● What this task involves:
Every record must be transcribed in its entirety, apart from the images, which are to be omitted.
====== Task data ======
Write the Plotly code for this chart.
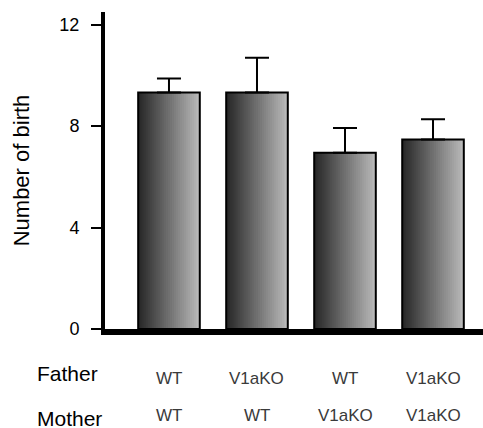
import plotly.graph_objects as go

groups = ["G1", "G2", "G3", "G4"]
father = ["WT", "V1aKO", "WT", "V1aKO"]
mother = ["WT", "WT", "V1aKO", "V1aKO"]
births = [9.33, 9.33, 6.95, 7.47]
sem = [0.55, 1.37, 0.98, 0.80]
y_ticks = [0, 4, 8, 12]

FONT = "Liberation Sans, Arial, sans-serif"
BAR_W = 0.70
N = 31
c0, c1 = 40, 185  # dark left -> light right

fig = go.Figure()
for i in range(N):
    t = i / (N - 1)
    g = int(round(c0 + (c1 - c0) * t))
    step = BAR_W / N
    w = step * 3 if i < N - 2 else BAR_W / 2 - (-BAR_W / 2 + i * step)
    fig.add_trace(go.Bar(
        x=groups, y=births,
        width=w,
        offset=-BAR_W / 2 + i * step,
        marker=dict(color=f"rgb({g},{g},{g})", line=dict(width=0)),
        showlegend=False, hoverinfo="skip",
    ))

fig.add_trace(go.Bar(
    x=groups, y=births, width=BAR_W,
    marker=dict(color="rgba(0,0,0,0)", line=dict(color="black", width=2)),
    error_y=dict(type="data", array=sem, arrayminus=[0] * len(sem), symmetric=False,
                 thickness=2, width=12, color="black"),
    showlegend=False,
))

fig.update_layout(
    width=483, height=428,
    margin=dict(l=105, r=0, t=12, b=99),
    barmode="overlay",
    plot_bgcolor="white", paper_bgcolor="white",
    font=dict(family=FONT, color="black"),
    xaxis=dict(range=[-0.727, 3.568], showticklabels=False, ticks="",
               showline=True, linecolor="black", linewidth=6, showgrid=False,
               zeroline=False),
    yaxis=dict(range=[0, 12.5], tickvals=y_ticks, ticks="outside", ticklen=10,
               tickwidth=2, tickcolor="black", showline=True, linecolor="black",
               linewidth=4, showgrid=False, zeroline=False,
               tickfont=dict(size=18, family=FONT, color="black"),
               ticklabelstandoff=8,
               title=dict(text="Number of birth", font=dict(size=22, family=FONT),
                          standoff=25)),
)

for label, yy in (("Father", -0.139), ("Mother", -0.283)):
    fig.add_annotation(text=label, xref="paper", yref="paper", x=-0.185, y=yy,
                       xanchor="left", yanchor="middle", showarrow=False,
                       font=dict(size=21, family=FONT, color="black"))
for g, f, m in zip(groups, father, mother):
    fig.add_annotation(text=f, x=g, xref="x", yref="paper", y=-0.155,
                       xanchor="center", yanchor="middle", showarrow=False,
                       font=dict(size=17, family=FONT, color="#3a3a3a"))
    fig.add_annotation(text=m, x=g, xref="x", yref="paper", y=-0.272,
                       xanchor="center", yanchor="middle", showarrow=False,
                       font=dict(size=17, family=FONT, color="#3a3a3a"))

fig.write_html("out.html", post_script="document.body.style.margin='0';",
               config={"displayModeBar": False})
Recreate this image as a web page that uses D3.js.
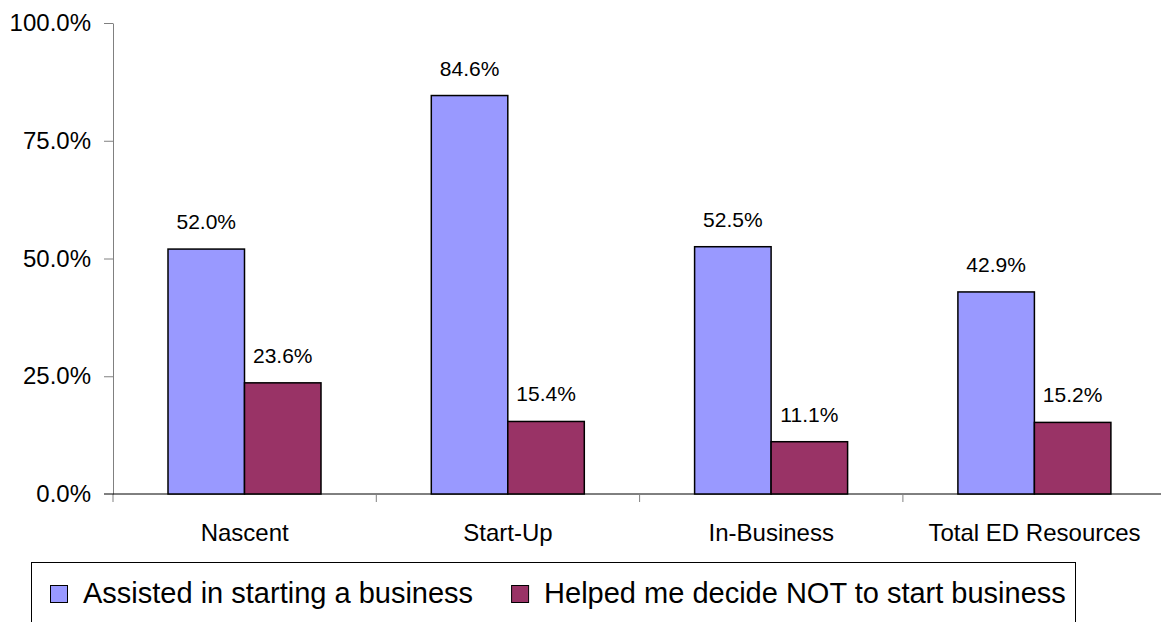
======
● Correct result:
Write the Plotly code for this chart.
import plotly.graph_objects as go

groups = ["G1", "G2", "G3", "G4"]
father = ["WT", "V1aKO", "WT", "V1aKO"]
mother = ["WT", "WT", "V1aKO", "V1aKO"]
births = [9.33, 9.33, 6.95, 7.47]
sem = [0.55, 1.37, 0.98, 0.80]
y_ticks = [0, 4, 8, 12]

FONT = "Liberation Sans, Arial, sans-serif"
BAR_W = 0.70
N = 31
c0, c1 = 40, 185  # dark left -> light right

fig = go.Figure()
for i in range(N):
    t = i / (N - 1)
    g = int(round(c0 + (c1 - c0) * t))
    step = BAR_W / N
    w = step * 3 if i < N - 2 else BAR_W / 2 - (-BAR_W / 2 + i * step)
    fig.add_trace(go.Bar(
        x=groups, y=births,
        width=w,
        offset=-BAR_W / 2 + i * step,
        marker=dict(color=f"rgb({g},{g},{g})", line=dict(width=0)),
        showlegend=False, hoverinfo="skip",
    ))

fig.add_trace(go.Bar(
    x=groups, y=births, width=BAR_W,
    marker=dict(color="rgba(0,0,0,0)", line=dict(color="black", width=2)),
    error_y=dict(type="data", array=sem, arrayminus=[0] * len(sem), symmetric=False,
                 thickness=2, width=12, color="black"),
    showlegend=False,
))

fig.update_layout(
    width=483, height=428,
    margin=dict(l=105, r=0, t=12, b=99),
    barmode="overlay",
    plot_bgcolor="white", paper_bgcolor="white",
    font=dict(family=FONT, color="black"),
    xaxis=dict(range=[-0.727, 3.568], showticklabels=False, ticks="",
               showline=True, linecolor="black", linewidth=6, showgrid=False,
               zeroline=False),
    yaxis=dict(range=[0, 12.5], tickvals=y_ticks, ticks="outside", ticklen=10,
               tickwidth=2, tickcolor="black", showline=True, linecolor="black",
               linewidth=4, showgrid=False, zeroline=False,
               tickfont=dict(size=18, family=FONT, color="black"),
               ticklabelstandoff=8,
               title=dict(text="Number of birth", font=dict(size=22, family=FONT),
                          standoff=25)),
)

for label, yy in (("Father", -0.139), ("Mother", -0.283)):
    fig.add_annotation(text=label, xref="paper", yref="paper", x=-0.185, y=yy,
                       xanchor="left", yanchor="middle", showarrow=False,
                       font=dict(size=21, family=FONT, color="black"))
for g, f, m in zip(groups, father, mother):
    fig.add_annotation(text=f, x=g, xref="x", yref="paper", y=-0.155,
                       xanchor="center", yanchor="middle", showarrow=False,
                       font=dict(size=17, family=FONT, color="#3a3a3a"))
    fig.add_annotation(text=m, x=g, xref="x", yref="paper", y=-0.272,
                       xanchor="center", yanchor="middle", showarrow=False,
                       font=dict(size=17, family=FONT, color="#3a3a3a"))

fig.write_html("out.html", post_script="document.body.style.margin='0';",
               config={"displayModeBar": False})
Recreate this image as a web page that uses D3.js.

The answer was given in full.